The submodule 'standardise' will get deprecated in a next version. - Deprecation errors were not visible for many users. In this version, the
errors are better visible. - Improved and new logs for indexing, comparing and classification.
- Faster comparing of string variables. Thanks Joel Becker.
- Changes make it possible to pickle Compare and Index objects. This makes it
easier to run code in parallel. Tests were added to ensure that pickling
remains possible. - Important change. MultiIndex objects with many record pairs were split into
pieces to lower memory usage. In this version, this automatic splitting is
removed. Please split the data yourself. - Integer indexing. Blog post will follow on this.

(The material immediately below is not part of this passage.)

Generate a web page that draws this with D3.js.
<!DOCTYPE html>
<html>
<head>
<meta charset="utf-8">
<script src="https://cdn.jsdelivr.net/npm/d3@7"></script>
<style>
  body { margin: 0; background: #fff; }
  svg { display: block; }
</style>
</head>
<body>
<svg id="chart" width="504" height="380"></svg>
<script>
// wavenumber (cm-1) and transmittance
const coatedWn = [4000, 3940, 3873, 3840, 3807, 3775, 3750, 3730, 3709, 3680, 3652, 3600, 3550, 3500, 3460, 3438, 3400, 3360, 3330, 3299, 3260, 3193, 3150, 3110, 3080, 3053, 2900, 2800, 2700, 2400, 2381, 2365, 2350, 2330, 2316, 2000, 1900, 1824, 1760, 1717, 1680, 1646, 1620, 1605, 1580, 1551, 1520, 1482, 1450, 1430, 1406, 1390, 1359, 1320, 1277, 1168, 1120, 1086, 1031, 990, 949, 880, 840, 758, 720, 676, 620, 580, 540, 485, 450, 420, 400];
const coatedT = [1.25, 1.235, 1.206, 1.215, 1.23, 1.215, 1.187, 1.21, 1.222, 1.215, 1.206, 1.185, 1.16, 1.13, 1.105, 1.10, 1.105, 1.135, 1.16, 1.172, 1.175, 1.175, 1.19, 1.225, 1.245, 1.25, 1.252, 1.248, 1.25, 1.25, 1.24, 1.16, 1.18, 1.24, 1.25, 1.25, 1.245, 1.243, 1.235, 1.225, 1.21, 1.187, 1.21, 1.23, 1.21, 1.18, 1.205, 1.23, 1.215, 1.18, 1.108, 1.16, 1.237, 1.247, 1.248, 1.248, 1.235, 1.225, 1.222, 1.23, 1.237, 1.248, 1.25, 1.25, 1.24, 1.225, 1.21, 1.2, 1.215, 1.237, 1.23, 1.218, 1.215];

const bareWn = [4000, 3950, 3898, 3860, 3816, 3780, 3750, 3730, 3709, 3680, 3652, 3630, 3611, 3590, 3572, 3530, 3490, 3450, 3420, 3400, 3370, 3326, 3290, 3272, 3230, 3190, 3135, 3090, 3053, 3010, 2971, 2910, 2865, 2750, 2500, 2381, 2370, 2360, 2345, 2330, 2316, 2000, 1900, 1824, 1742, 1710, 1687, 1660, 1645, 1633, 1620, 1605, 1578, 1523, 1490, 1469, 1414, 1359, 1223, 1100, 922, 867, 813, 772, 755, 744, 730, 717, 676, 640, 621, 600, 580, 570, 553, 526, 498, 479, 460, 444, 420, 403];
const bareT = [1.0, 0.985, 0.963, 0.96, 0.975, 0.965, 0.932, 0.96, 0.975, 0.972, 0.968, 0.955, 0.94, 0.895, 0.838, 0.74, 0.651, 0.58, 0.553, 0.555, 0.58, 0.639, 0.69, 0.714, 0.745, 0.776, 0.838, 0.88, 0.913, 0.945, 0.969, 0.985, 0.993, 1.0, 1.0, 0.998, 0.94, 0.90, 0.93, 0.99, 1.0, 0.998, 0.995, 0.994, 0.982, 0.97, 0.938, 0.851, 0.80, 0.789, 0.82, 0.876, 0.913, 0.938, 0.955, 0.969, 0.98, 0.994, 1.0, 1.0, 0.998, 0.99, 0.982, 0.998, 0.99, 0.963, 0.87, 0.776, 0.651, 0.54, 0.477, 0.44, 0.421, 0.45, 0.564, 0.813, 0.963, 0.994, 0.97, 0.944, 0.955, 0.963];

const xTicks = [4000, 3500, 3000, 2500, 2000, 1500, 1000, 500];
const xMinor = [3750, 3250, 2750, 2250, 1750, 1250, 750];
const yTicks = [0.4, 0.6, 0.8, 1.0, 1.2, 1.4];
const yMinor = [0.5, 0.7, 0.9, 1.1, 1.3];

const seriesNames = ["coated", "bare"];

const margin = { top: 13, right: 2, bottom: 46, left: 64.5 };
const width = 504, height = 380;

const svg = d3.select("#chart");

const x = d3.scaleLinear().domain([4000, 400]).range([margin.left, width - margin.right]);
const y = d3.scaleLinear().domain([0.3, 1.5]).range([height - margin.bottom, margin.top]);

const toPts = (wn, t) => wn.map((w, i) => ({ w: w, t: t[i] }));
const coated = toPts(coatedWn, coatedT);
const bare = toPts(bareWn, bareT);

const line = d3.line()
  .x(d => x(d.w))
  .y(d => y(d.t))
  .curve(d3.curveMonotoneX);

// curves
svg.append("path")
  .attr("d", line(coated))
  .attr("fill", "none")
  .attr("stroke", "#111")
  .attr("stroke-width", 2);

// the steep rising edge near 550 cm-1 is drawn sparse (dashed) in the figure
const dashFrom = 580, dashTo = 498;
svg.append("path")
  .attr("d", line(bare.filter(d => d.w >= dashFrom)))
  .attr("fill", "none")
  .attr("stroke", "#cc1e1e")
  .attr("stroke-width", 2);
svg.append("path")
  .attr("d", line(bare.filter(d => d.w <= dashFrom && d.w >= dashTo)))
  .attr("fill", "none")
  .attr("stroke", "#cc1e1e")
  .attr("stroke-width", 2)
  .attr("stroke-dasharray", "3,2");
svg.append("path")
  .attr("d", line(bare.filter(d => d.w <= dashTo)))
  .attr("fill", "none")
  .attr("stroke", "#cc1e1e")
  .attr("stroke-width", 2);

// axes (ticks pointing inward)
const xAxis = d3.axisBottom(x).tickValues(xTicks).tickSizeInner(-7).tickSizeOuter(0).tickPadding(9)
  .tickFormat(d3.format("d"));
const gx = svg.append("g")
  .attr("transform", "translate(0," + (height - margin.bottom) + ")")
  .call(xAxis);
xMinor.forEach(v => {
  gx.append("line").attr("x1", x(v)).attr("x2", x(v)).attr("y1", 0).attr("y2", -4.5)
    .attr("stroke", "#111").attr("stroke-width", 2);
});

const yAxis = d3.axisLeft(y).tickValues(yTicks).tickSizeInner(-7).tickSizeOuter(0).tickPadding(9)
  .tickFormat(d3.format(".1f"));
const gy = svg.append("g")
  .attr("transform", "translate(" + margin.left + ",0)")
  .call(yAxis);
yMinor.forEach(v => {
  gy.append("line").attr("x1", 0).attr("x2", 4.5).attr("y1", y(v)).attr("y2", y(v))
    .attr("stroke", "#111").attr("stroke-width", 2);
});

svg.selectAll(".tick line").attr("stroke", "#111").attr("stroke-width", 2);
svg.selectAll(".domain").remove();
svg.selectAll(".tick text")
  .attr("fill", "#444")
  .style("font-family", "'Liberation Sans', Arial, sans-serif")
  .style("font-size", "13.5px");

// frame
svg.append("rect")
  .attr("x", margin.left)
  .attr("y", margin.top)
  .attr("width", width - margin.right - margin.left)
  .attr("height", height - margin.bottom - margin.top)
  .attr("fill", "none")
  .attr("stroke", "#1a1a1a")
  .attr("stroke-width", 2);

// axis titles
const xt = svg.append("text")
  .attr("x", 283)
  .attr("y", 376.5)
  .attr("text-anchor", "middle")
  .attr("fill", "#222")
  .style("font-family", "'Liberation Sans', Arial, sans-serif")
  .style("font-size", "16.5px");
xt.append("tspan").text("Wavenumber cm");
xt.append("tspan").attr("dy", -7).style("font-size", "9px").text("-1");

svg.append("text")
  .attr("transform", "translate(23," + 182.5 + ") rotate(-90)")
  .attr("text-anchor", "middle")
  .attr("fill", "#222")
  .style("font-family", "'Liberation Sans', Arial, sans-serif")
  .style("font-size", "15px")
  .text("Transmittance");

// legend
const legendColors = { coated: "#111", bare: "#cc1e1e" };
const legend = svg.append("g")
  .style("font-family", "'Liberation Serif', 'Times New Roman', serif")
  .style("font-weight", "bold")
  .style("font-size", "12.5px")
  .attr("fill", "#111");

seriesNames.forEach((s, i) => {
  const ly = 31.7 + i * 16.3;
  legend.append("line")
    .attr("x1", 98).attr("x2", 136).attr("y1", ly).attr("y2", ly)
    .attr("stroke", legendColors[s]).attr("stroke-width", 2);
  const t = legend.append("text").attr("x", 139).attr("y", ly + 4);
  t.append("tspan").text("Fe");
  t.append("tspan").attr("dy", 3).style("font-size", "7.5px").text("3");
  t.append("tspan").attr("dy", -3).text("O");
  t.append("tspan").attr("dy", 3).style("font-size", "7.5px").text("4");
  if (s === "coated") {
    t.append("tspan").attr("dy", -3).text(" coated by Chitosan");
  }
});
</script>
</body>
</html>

- The metrics submodule has changed heavily. This will break with the previous
version. - repr() and str() will return informative information for index and compare
objects. - It is possible to use abbreviations for string similarity methods. For example
'jw' for the Jaro-Winkler method. - The FEBRL dataset loaders can now return the true links as a
pandas.MultIndex for each FEBRL dataset. This option is disabled by default.
See the FEBRL datasets for details. - Fix issue with automatic recognision of license on Github.
- Various small improvements.
Note: In the next release, the Pairs class will get removed. Migrate now.